To that end, the committee members met on Friday night, and made several promotions official.
First, Sensei Bruce McDavis, Sensei’s first ever shodan, was promoted to nanadan. The head of Jundokan of the Ukrain, Sensei Valerie Kusily was also promoted to nanadan. There were several other promotions to lesser ranks as well.
Saturday morning’s session began with the recognition of the new rank for Sensei McDavis and Sensei Kusiy. After a few moments for handshakes and congratulations, we moved on to training. Sensei Kusily lead us through some wonderful training drills for iri kumi fighting. They included punching and kicking drills, choking techniques, throws, heel locks, arm bars, and more… big time sweat, and great training!

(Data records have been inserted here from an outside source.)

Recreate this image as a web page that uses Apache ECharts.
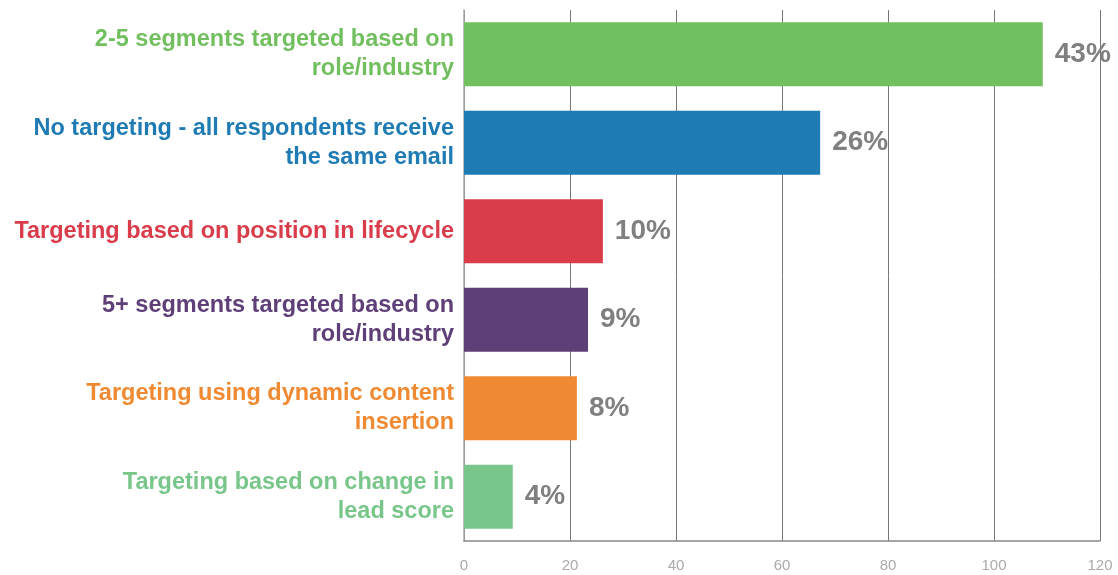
<!DOCTYPE html>
<html lang="en">
<head>
    <meta charset="UTF-8">
    <title>Email targeting</title>
    <style>
        html, body, #main {
            width: 100%;
            height: 100%;
            margin: 0;
            padding: 0;
            background: #fff;
        }
    </style>
    <script src="https://cdn.jsdelivr.net/npm/echarts@6/dist/echarts.min.js"></script>
</head>
<body>
    <div id="main"></div>
    <script>
        var categories = [
            '2-5 segments targeted based on\nrole/industry',
            'No targeting - all respondents receive\nthe same email',
            'Targeting based on position in lifecycle',
            '5+ segments targeted based on\nrole/industry',
            'Targeting using dynamic content\ninsertion',
            'Targeting based on change in\nlead score'
        ];
        var values = [109.2, 67.2, 26.2, 23.4, 21.3, 9.2];
        var percentLabels = ['43%', '26%', '10%', '9%', '8%', '4%'];
        var colors = ['#72bf5f', '#1f7bb4', '#d93c4a', '#5f3f78', '#ef8a33', '#79c68b'];
        var xTicks = { min: 0, max: 120, interval: 20 };

        var chart = echarts.init(document.getElementById('main'));

        chart.setOption({
            animation: false,
            grid: { left: 464, right: 18, top: 10, bottom: 34 },
            xAxis: {
                type: 'value',
                min: xTicks.min,
                max: xTicks.max,
                interval: xTicks.interval,
                axisLine: { show: true, lineStyle: { color: '#888', width: 1.5 } },
                axisTick: { show: false },
                splitLine: { show: true, lineStyle: { color: '#777', width: 1 } },
                axisLabel: {
                    color: '#aaa',
                    fontFamily: 'Liberation Sans',
                    fontSize: 15,
                    margin: 17
                }
            },
            yAxis: {
                type: 'category',
                inverse: true,
                data: categories,
                axisLine: { show: true, lineStyle: { color: '#aaa', width: 1.5 } },
                axisTick: { show: false },
                axisLabel: {
                    margin: 10,
                    align: 'right',
                    fontFamily: 'Liberation Sans',
                    fontWeight: 'bold',
                    fontSize: 23.5,
                    lineHeight: 29,
                    color: function (value, index) {
                        return colors[index];
                    }
                }
            },
            series: [{
                type: 'bar',
                barWidth: 64,
                data: values.map(function (v, i) {
                    return { value: v, itemStyle: { color: colors[i] } };
                }),
                label: {
                    show: true,
                    position: 'right',
                    distance: 12,
                    color: '#808080',
                    fontFamily: 'Liberation Sans',
                    fontWeight: 'bold',
                    fontSize: 28,
                    formatter: function (p) {
                        return percentLabels[p.dataIndex];
                    }
                }
            }]
        });
    </script>
</body>
</html>
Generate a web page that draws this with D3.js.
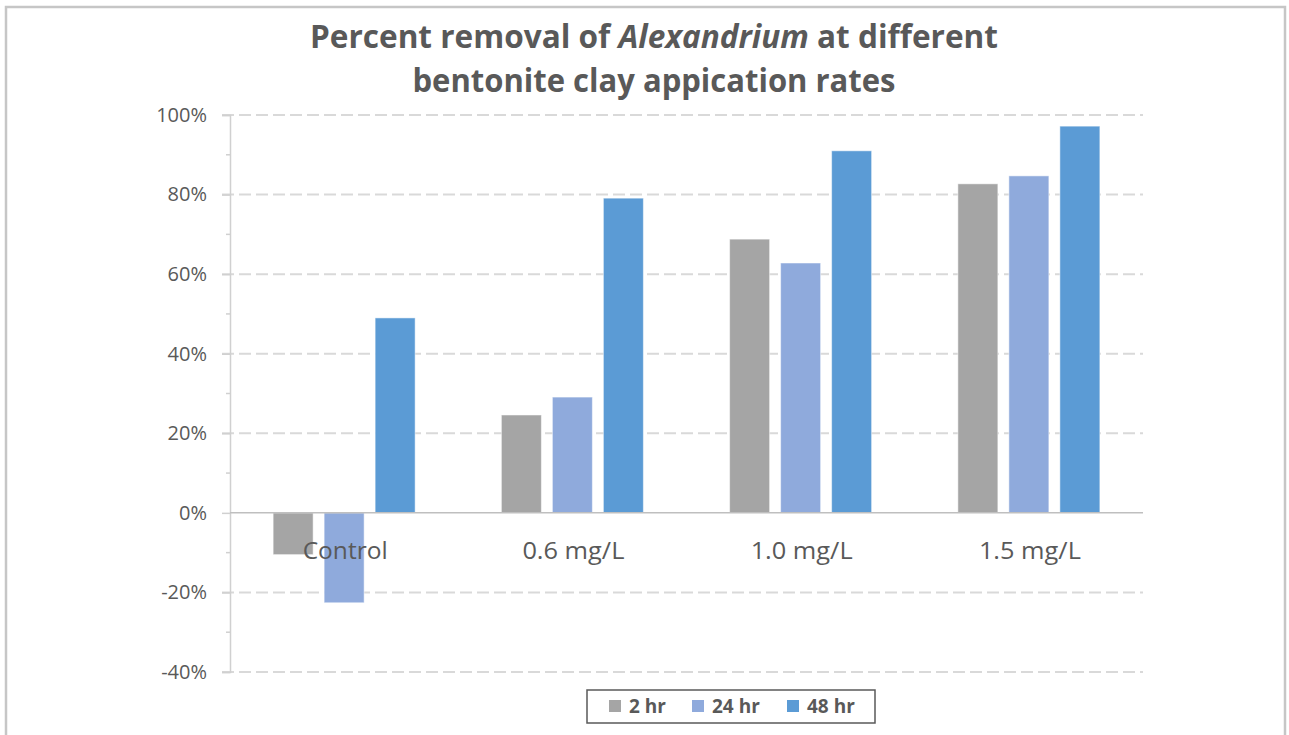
<!DOCTYPE html>
<html>
<head>
<meta charset="utf-8">
<script src="https://cdn.jsdelivr.net/npm/d3@7"></script>
<style>
  html, body { margin: 0; padding: 0; background: #fff; }
  svg { display: block; }
</style>
</head>
<body>
<svg id="chart" width="1289" height="735"></svg>
<script>
// ---- data ----
const categories = ["Control", "0.6 mg/L", "1.0 mg/L", "1.5 mg/L"];
const seriesNames = ["2 hr", "24 hr", "48 hr"];
const values2hr  = [-0.105, 0.246, 0.688, 0.827];
const values24hr = [-0.226, 0.291, 0.628, 0.847];
const values48hr = [0.490, 0.791, 0.910, 0.972];
const yTicks = [-0.4, -0.2, 0, 0.2, 0.4, 0.6, 0.8, 1.0];
const yMinorTicks = [-0.3, -0.1, 0.1, 0.3, 0.5, 0.7, 0.9];
const seriesColors = ["#A5A5A5", "#8FAADC", "#5B9BD5"];

const seriesValues = [values2hr, values24hr, values48hr];

const svg = d3.select("#chart");
const W = 1289, H = 735;

// outer frame
svg.append("rect").attr("x", 6).attr("y", 7).attr("width", W - 10).attr("height", H + 10)
  .attr("fill", "#fff").attr("stroke", "#c6c6c6").attr("stroke-width", 2.5);

// title
const title = svg.append("text").attr("text-anchor", "middle")
  .attr("font-family", "'Open Sans', sans-serif").attr("font-weight", 700)
  .attr("font-size", 33).attr("fill", "#595959");
title.append("tspan").attr("x", 654).attr("y", 48)
  .attr("textLength", 688).attr("lengthAdjust", "spacingAndGlyphs")
  .call(t => {
    t.append("tspan").text("Percent removal of ");
    t.append("tspan").attr("font-style", "italic").text("Alexandrium");
    t.append("tspan").text(" at different");
  });
title.append("tspan").attr("x", 654).attr("y", 92)
  .attr("textLength", 483).attr("lengthAdjust", "spacingAndGlyphs")
  .text("bentonite clay appication rates");

// scales
const plotLeft = 230, plotRight = 1143;
const y = d3.scaleLinear().domain([-0.4, 1.0]).range([672, 115]);
const x0 = d3.scaleBand().domain(categories).range([plotLeft, plotRight]).padding(0);
const groupInner = 142;
const x1 = d3.scaleBand().domain(seriesNames)
  .range([(x0.bandwidth() - groupInner) / 2, (x0.bandwidth() + groupInner) / 2])
  .paddingInner(11 / 51).paddingOuter(0);

// gridlines
svg.append("g").selectAll("line").data(yTicks.filter(d => d !== 0)).join("line")
  .attr("x1", plotLeft - 8).attr("x2", plotRight)
  .attr("y1", d => y(d)).attr("y2", d => y(d))
  .attr("stroke", "#d9d9d9").attr("stroke-width", 2)
  .attr("stroke-dasharray", "12,5");

// y axis
const pct = d3.format(".0%");
const yAxis = d3.axisLeft(y).tickValues(yTicks)
  .tickFormat(d => pct(d).replace("\u2212", "-")).tickSize(8).tickPadding(15);
const gy = svg.append("g").attr("transform", `translate(${plotLeft},0)`).call(yAxis);
gy.select(".domain").attr("stroke", "#d0d0d0").attr("stroke-width", 1.5);
gy.selectAll(".tick line").attr("stroke", "#d0d0d0").attr("stroke-width", 1.5);
gy.selectAll(".tick text").attr("font-family", "'Open Sans', sans-serif")
  .attr("font-size", 20).attr("fill", "#595959");
svg.append("g").selectAll("line").data(yMinorTicks).join("line")
  .attr("x1", plotLeft - 4).attr("x2", plotLeft)
  .attr("y1", d => y(d)).attr("y2", d => y(d))
  .attr("stroke", "#d0d0d0").attr("stroke-width", 1.5);

// bars
const groups = svg.append("g").selectAll("g").data(categories).join("g")
  .attr("transform", d => `translate(${x0(d)},0)`);
groups.selectAll("rect")
  .data((c, ci) => seriesNames.map((s, si) => ({ s, si, v: seriesValues[si][ci] })))
  .join("rect")
  .attr("x", d => x1(d.s))
  .attr("width", x1.bandwidth())
  .attr("y", d => y(Math.max(0, d.v)))
  .attr("height", d => Math.abs(y(d.v) - y(0)))
  .attr("fill", d => seriesColors[d.si])
  .attr("stroke", "#ffffff").attr("stroke-opacity", 0.5).attr("stroke-width", 1);

// zero line
svg.append("line").attr("x1", plotLeft).attr("x2", plotRight)
  .attr("y1", y(0)).attr("y2", y(0))
  .attr("stroke", "#bfbfbf").attr("stroke-width", 1.5);

// category labels
svg.append("g").selectAll("text").data(categories).join("text")
  .attr("x", d => x0(d) + x0.bandwidth() / 2 + 1)
  .attr("y", 559)
  .attr("text-anchor", "middle")
  .attr("font-family", "'Open Sans', sans-serif")
  .attr("font-size", 23).attr("fill", "#595959")
  .attr("textLength", d => d === "Control" ? 85 : 102)
  .attr("lengthAdjust", "spacingAndGlyphs")
  .text(d => d);

// legend
const leg = svg.append("g");
leg.append("rect").attr("x", 587).attr("y", 690).attr("width", 288).attr("height", 33)
  .attr("fill", "#fff").attr("stroke", "#595959").attr("stroke-width", 1.5);
const legX = [609, 692, 787];
const legItems = leg.selectAll("g").data(seriesNames).join("g")
  .attr("transform", (d, i) => `translate(${legX[i]},700)`);
legItems.append("rect").attr("width", 12).attr("height", 12)
  .attr("fill", (d, i) => seriesColors[i]);
legItems.append("text").attr("x", 20).attr("y", 13)
  .attr("font-family", "'Open Sans', sans-serif").attr("font-weight", 700)
  .attr("font-size", 19).attr("fill", "#595959")
  .text(d => d);
</script>
</body>
</html>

After morning training we gathered and car-pooled to visit Sensei’s gravesite. We stopped to get flowers…. and Sensei Streifling got a cup of coffee from Sensei’s favorite coffee shop. The flowers and coffee were carefully laid at his grave. A few “Sensei stories” were shared, and then we performed Tensho for Sensei.
On the way back, we stopped at the annual street fair at the Buddhist Church on Perry street. The old Perry street Dojo used to be the Church’s property, and it is next door. So we got a chance to visit the old dojo. It is now a yoga studio, and the owner was incredibly gracious, inviting us to come in and see all the changes she made. She even insisted on taking photos of us! The changes were excellent. It looked more beautiful than ever.
We then went back to the Grange dojo, and finished with Group Kata, and Kata breakout sessions.
Finally, there was a very nice catered meal for those who were able to stay. Again, great camaraderie.
*Hojo Undo is “supplemental training” and can include activities like running, doing bunny hops up stairs, or even two person body weight drills.
*Kigu Undo involves “training with implements”, primarily makiwara, chi ishi, ishi sashi, nigiri game and kongoken, although many things can be turned into kigu undo training implements.